In one notorious case, bite-mark evidence helped send Ray Krone to death row. Krone spent more than three years on death row and seven years under a life sentence before DNA testing connected another man to the crime and exonerated Krone.

Part IV: When Labs Falter, Defendants Pay: Bias toward prosecution cited in Illinois cases

The Tribune reports that in Illinois, the paychecks of crime analysts come from a police agency, and state law mandates they serve the prosecution, calling on the lab system to provide forensic science to “local law enforcement agencies and local state’s attorneys.” The perception of crime-lab bias is further reinforced by the fact that of the roughly 260 accredited U.S. forensic labs, 90 percent are affiliated with law-enforcement agencies, according to the American Society of the Crime Laboratory Directors’ Laboratory Accreditation Board.

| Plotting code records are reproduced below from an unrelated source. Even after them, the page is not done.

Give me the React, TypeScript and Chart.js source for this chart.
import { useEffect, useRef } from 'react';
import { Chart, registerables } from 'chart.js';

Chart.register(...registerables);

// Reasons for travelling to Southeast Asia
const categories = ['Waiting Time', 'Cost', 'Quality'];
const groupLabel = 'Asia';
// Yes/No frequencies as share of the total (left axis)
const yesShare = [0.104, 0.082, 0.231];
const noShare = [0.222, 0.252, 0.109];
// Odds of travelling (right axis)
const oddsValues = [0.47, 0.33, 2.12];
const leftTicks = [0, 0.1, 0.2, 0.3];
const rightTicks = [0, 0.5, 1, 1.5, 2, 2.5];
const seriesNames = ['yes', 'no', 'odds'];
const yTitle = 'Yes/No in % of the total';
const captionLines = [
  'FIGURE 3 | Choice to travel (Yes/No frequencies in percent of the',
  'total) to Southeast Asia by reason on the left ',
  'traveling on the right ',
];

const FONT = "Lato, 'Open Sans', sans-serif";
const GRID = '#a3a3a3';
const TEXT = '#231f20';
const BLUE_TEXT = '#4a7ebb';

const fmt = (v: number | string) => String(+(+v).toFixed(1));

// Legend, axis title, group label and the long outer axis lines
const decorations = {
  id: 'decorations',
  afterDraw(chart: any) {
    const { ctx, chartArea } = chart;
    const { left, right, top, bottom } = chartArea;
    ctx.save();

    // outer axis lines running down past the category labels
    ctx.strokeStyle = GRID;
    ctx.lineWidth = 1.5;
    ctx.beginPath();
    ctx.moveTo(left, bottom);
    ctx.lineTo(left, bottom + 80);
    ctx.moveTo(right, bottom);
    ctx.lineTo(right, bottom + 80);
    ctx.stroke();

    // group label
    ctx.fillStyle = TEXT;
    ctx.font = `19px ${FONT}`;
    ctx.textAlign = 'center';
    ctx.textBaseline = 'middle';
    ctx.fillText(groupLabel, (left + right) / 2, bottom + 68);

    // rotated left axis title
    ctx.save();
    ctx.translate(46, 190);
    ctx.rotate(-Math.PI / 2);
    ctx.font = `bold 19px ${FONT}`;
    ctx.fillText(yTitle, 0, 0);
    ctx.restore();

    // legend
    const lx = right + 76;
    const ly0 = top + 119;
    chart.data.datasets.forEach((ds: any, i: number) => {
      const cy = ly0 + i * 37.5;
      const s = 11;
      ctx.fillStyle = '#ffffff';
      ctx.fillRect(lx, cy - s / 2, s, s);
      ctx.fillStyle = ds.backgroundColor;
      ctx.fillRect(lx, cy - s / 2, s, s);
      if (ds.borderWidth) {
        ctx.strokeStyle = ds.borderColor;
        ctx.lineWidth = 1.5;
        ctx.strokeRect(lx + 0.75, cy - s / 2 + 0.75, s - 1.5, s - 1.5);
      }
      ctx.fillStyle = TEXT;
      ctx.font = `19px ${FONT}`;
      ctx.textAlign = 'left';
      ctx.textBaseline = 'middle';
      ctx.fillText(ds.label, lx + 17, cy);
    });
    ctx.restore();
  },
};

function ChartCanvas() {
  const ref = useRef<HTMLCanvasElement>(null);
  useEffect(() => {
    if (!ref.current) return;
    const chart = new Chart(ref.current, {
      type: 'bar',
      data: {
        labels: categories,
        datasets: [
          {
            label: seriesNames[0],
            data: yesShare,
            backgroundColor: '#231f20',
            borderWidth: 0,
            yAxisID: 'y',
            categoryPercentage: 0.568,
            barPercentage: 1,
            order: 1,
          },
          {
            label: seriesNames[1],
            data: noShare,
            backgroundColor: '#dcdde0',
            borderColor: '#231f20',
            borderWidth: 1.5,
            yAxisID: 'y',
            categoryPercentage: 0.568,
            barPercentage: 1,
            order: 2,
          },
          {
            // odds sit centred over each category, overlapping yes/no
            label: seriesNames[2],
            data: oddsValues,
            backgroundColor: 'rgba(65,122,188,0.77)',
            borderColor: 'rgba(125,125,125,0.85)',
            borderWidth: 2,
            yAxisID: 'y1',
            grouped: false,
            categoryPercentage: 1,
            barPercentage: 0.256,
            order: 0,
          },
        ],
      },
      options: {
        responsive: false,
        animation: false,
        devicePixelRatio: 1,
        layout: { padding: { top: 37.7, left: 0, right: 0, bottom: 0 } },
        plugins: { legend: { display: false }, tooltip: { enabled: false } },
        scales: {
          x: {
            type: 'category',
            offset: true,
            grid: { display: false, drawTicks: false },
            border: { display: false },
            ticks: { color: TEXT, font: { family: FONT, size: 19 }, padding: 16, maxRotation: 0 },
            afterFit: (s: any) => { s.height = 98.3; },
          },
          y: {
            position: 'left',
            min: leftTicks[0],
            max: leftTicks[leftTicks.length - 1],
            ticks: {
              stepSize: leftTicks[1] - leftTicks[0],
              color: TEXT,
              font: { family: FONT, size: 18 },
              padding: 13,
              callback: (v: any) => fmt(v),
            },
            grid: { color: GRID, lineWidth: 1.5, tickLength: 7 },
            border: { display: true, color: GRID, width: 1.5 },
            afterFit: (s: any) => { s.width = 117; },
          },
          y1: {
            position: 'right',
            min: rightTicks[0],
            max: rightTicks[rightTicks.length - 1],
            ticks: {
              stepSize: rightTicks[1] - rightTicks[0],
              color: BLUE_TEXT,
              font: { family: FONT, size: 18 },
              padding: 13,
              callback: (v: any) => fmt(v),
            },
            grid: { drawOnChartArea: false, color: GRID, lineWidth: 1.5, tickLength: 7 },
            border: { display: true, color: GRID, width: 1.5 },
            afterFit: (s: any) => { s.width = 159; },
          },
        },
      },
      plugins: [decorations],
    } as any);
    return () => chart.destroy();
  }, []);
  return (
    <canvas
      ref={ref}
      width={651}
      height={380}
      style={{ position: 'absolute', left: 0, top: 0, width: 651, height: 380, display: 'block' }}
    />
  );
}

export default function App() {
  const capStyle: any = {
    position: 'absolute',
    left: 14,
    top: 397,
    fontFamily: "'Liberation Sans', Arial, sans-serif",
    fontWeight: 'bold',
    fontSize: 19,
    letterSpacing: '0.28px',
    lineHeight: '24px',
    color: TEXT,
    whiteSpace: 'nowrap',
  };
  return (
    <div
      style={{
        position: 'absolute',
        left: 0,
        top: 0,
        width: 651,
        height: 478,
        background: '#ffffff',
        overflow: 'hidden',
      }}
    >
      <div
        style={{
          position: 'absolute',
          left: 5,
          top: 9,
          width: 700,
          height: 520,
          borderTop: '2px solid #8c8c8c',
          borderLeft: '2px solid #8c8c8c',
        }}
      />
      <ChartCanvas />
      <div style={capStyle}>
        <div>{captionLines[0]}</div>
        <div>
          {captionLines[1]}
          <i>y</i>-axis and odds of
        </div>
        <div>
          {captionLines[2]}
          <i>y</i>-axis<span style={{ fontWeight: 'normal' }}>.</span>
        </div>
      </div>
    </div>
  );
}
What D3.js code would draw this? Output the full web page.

Cook County Illinois Circuit Judge Daniel Locallo cautioned that “people who are working at the state crime lab should not take the position that ‘we are an arm of the prosecution.’” Judge Locallo said, “They’re scientists. They should be an arm of the truth.” However, Don Plautz, who spent 24 years in the Illinois crime lab system as a supervisor and director said that many forensic scientists at the state police labs saw their role as members of the state’s attorney’s team. “They thought they were prosecution witnesses,” he said. “They didn’t understand they were just scientists.”

Additionally, The Tribune’s investigation revealed that in crime labs across the country, DNA testing has unraveled convictions built on faulty lab work, and crime analysts have been accused of slanting their test results to help prosecutors win convictions.

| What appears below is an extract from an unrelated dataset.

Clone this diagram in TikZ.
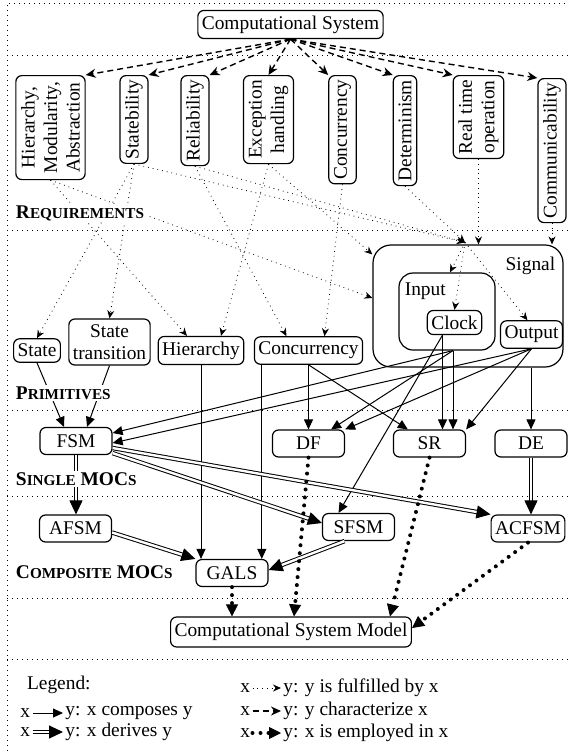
\documentclass[tikz,border=0pt]{standalone}
\usepackage{fontspec}
\setmainfont{Liberation Serif}
\usetikzlibrary{arrows.meta,calc}

\newcommand{\sct}[1]{{\fontsize{7.6}{9}\selectfont #1}}

\tikzset{
  box/.style={draw, rounded corners=3pt, line width=0.6pt, inner xsep=2pt, inner ysep=2.6pt, align=center},
  req/.style={box, rotate=90, anchor=east},
  moc/.style={box, minimum width=36pt, minimum height=13.5pt},
  frame/.style={draw, line width=0.6pt},
  band/.style={dotted, line width=0.5pt},
  tag/.style={anchor=west, fill=white, inner sep=0.8pt, font=\bfseries\fontsize{9.7}{11.3}\selectfont},
  compose/.style={-{Triangle[length=5pt,width=4.5pt]}, line width=0.5pt},
  derive/.style={double, double distance=1.2pt, line width=0.5pt, -{Triangle[length=7pt,width=6.5pt]}},
  employ/.style={line width=2pt, line cap=round, dash pattern=on 0pt off 4pt, -{Triangle[length=6pt,width=6pt,line width=0.4pt]}},
  fulfil/.style={dotted, line width=0.4pt, -{Stealth[length=4pt,width=3.5pt]}},
  character/.style={dash pattern=on 3pt off 2pt, line width=0.7pt, -{Stealth[length=5pt,width=4.5pt]}},
}

\begin{document}
\begin{tikzpicture}[x=0.5pt,y=-0.5pt,font=\fontsize{9.7}{11.3}\selectfont]
  \useasboundingbox (0,0) rectangle (568,751);
  \draw[band] (7,751) -- (7,3) -- (568,3);
  \foreach \y in {55,230,410,496,598,659}
    \draw[band] (7,\y) -- (568,\y);

  \node[box] (cs) at (290.5,24.5) {Computational System};

  % requirements
  \node[req, minimum width=52pt] (hma) at (50.5,75) {Hierarchy,\\Modularity,\\Abstraction};
  \node[req, minimum width=42.5pt] (stab) at (134,75) {Statebility};
  \node[req, minimum width=45pt] (rel) at (195,75) {Reliability};
  \node[req, minimum width=44pt] (exc) at (268.5,75) {Exception\\handling};
  \node[req, minimum width=54pt] (conc) at (342.5,75) {Concurrency};
  \node[req, minimum width=55pt] (det) at (405,75) {Determinism};
  \node[req, minimum width=41pt] (rto) at (478.5,75) {Real time\\operation};
  \node[req, minimum width=72pt] (com) at (552,78) {Communicability};

  % primitives
  \node[box] (state) at (37,350.5) {State};
  \node[box] (sttr) at (109.5,342) {State\\transition};
  \node[box] (hier) at (201,350.5) {Hierarchy};
  \node[box] (conp) at (308.5,350.5) {Concurrency};
  \node[frame, rounded corners=9pt, minimum width=95pt, minimum height=61pt] (signal) at (468,306) {};
  \node[anchor=north east, inner sep=1pt] (sigtxt) at ([xshift=-3pt,yshift=-5pt]signal.north east) {Signal};
  \node[frame, rounded corners=7pt, minimum width=48pt, minimum height=38.5pt] (input) at (447,311.5) {};
  \node[anchor=north west, inner sep=1pt] (intxt) at ([xshift=2pt,yshift=-4pt]input.north west) {Input};
  \node[box] (clock) at (454.5,322.5) {Clock};
  \node[box] (output) at (531.5,334.5) {Output};
  \coordinate (hub) at ([xshift=-1.5pt,yshift=1pt]signal.north);

  % models of computation
  \node[moc] (fsm) at (76,441) {FSM};
  \node[moc] (df) at (308.5,443.5) {DF};
  \node[moc] (sr) at (429.5,443.5) {SR};
  \node[moc] (de) at (531,443.5) {DE};
  \node[moc] (afsm) at (75.5,528.5) {AFSM};
  \node[moc] (sfsm) at (358.5,527) {SFSM};
  \node[moc] (acfsm) at (528,528.5) {ACFSM};
  \node[moc] (gals) at (232,573) {GALS};
  \node[box, minimum height=15pt] (csm) at (291,632) {Computational System Model};

  \foreach \r/\p in {hma/south east, stab/south east, rel/south east, exc/east,
                     conc/north east, det/north east, rto/north east, com/north east}
    \draw[character] (cs.south) -- (\r.\p);

  \draw[fulfil] (hma.west) -- ([xshift=-7pt]hier.north);
  \draw[fulfil] (hma.west) -- ([yshift=4pt]signal.west);
  \draw[fulfil] (stab.west) -- (state.north);
  \draw[fulfil] (stab.west) -- (sttr.north);
  \draw[fulfil] (stab.west) -- (hub);
  \draw[fulfil] (rel.west) -- ([xshift=-11pt]conp.north);
  \draw[fulfil] (rel.west) -- (hub);
  \draw[fulfil] (exc.west) -- ([xshift=10pt]hier.north);
  \draw[fulfil] (exc.west) -- ([yshift=-5pt]signal.north west);
  \draw[fulfil] (conc.west) -- ([xshift=8pt]conp.north);
  \draw[fulfil] (det.west) -- (hub);
  \draw[fulfil] (rto.west) -- (rto.west |- signal.north);
  \draw[fulfil] (com.west) -- (com.west |- signal.north);
  \draw[fulfil] (hub) -- ([xshift=1.5pt]input.north);
  \draw[fulfil] (hub) -- (clock.north);
  \draw[fulfil] (hub) -- ([xshift=-2pt]output.north);

  \draw[compose] (state.south) -- ([xshift=-6pt]fsm.north);
  \draw[compose] (sttr.south) -- ([xshift=5.5pt]fsm.north);
  \draw[compose] (hier.south) -- (hier.south |- gals.north);
  \draw[compose] ([xshift=4pt]conp.south west) -- ([xshift=4pt]conp.south west |- gals.north);
  \draw[compose] (conp.south) -- (df.north);
  \draw[compose] (conp.south) -- (sr);
  \draw[compose] ([xshift=3pt]input.south) -- ([yshift=4pt]fsm.east);
  \draw[compose] (output.south) -- ([yshift=-1pt]fsm.east);
  \draw[compose] ([xshift=3pt]input.south) -- ([xshift=-7pt]df.north east);
  \draw[compose] (output.south) -- (df.north east);
  \draw[compose] ([xshift=-6pt]clock.south) -- ([xshift=-6pt]clock.south |- sr.north);
  \draw[compose] ([xshift=3pt]input.south) -- ([xshift=3pt]input.south |- sr.north);
  \draw[compose] (output.south) -- (sr.north east);
  \draw[compose] ([xshift=-6pt]clock.south) -- ([xshift=-10pt]sfsm.north);
  \draw[compose] (signal.south -| de) -- (de.north);

  \draw[derive] (fsm.south) -- (fsm.south |- afsm.north);
  \draw[derive] ([yshift=1pt]fsm.south east) -- ([yshift=2pt]sfsm.west);
  \draw[derive] ([yshift=-3.5pt]fsm.east) -- (acfsm.north west);
  \draw[derive] (de.south) -- (de.south |- acfsm.north);
  \draw[derive] ([yshift=-2pt]afsm.east) -- (gals.north west);
  \draw[derive] ([xshift=-7pt]sfsm.south) -- ([yshift=1.5pt]gals.east);

  \draw[employ] (gals.south) -- (gals.south |- csm.north);
  \draw[employ] (df.south) -- ([xshift=1.5pt]csm.north);
  \draw[employ] (sr.south) -- ([xshift=49.5pt]csm.north);
  \draw[employ] (acfsm.south) -- ([yshift=2pt]csm.east);

  \node[tag] (treq) at (14,213) {R\sct{EQUIREMENTS}};
  \node[tag] (tprim) at (14,393) {P\sct{RIMITIVES}};
  \node[tag] (tsing) at (14,479) {S\sct{INGLE} MOC\sct{S}};
  \node[tag] (tcomp) at (14,572) {C\sct{OMPOSITE} MOC\sct{S}};

  % legend
  \node[anchor=west] (legend) at (20,685) {Legend:};
  \node[anchor=west, inner sep=1pt] (cx) at (18,713) {x};
  \node[anchor=west, inner sep=1pt] (cy) at (63,713) {y: x composes y};
  \draw[compose] (cx) -- (cy);
  \node[anchor=west, inner sep=1pt] (dx) at (18,732) {x};
  \node[anchor=west, inner sep=1pt] (dy) at (63,732) {y: x derives y};
  \draw[derive] (dx) -- (dy);
  \node[anchor=west, inner sep=1pt] (fx) at (238,688) {x};
  \node[anchor=west, inner sep=1pt] (fy) at (281,688) {y: y is fulfilled by x};
  \draw[fulfil] (fx) -- (fy);
  \node[anchor=west, inner sep=1pt] (kx) at (238,711) {x};
  \node[anchor=west, inner sep=1pt] (ky) at (281,711) {y: y characterize x};
  \draw[character] (kx) -- (ky);
  \node[anchor=west, inner sep=1pt] (ex) at (238,733) {x};
  \node[anchor=west, inner sep=1pt] (ey) at (281,733) {y: x is employed in x};
  \draw[employ] (ex) -- (ey);
\end{tikzpicture}
\end{document}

Part V: Scandal Touches Even Elite Labs: Flawed work, resistance to scrutiny seen across U.S.

Lab scandals have exposed the lack of independent oversight and the often-ineffective standards governing the labs that analyze forensic evidence. Revelations of shoddy work and poorly run facilities have shaken the criminal justice system, raising doubts about the reputation of labs as unbiased advocates for scientific truth. In recent years, evidence of problems ranging form negligence to outright deception has been uncovered at crime labs in at least 17 states. Among the failures were faulty blood analysis, fingerprinting errors, flawed hair comparisons and the contamination of evidence used in DNA testing.

Two of the nation’s highest profile crime-lab scandals resulted in the exonerations of at least 10 defendants, millions of dollars in settlements and broad reviews of hundreds of their cases. Scandal also has hit the FBI crime lab, long considered the nation’s top forensic facility.

In Harris county Texas, a jurisdiction that has sent 75 people to the death chamber — more than most states — revelations of incompetent analysts in the lab forced Houston authorities to close it. Police Chief Harold Hurtt later announced the discovery of 280 boxes of evidence from at least 8000 Houston cases spanning 25 years. However, Texas Governor Rick Perry rejected the chief’s plea to halt executions of inmates convicted in Harris County until the scope of problems at the police crime lab can be determined.

After Earl Washington challenged the test results from the Virginia state crime lab that had helped secure his conviction and death sentence, Governor Douglas Wilder commuted his sentence to life in prison, nine days before his scheduled execution, finding that the new test results raised a “substantial question” about Washington’s guilt. Six years later, then-Governor James Gilmore ordered another series of tests, and Washington was excluded as a suspect and pardoned.

The Tribune series concludes that labs are too often a place where mistakes, omissions and a lack of rigor lead investigators down false trails that end in wrongful convictions. Judges and juries sift through often-contradictory evidence, in an effort to determine the truth. Across the country, forensic science is being undermined by unproven theories and experts who testify in a misleading fashion. When experts are allowed to overstate their findings and unvalidated techniques are equated with science, judges and juries can be misled, the justice system fails and innocent people are convicted.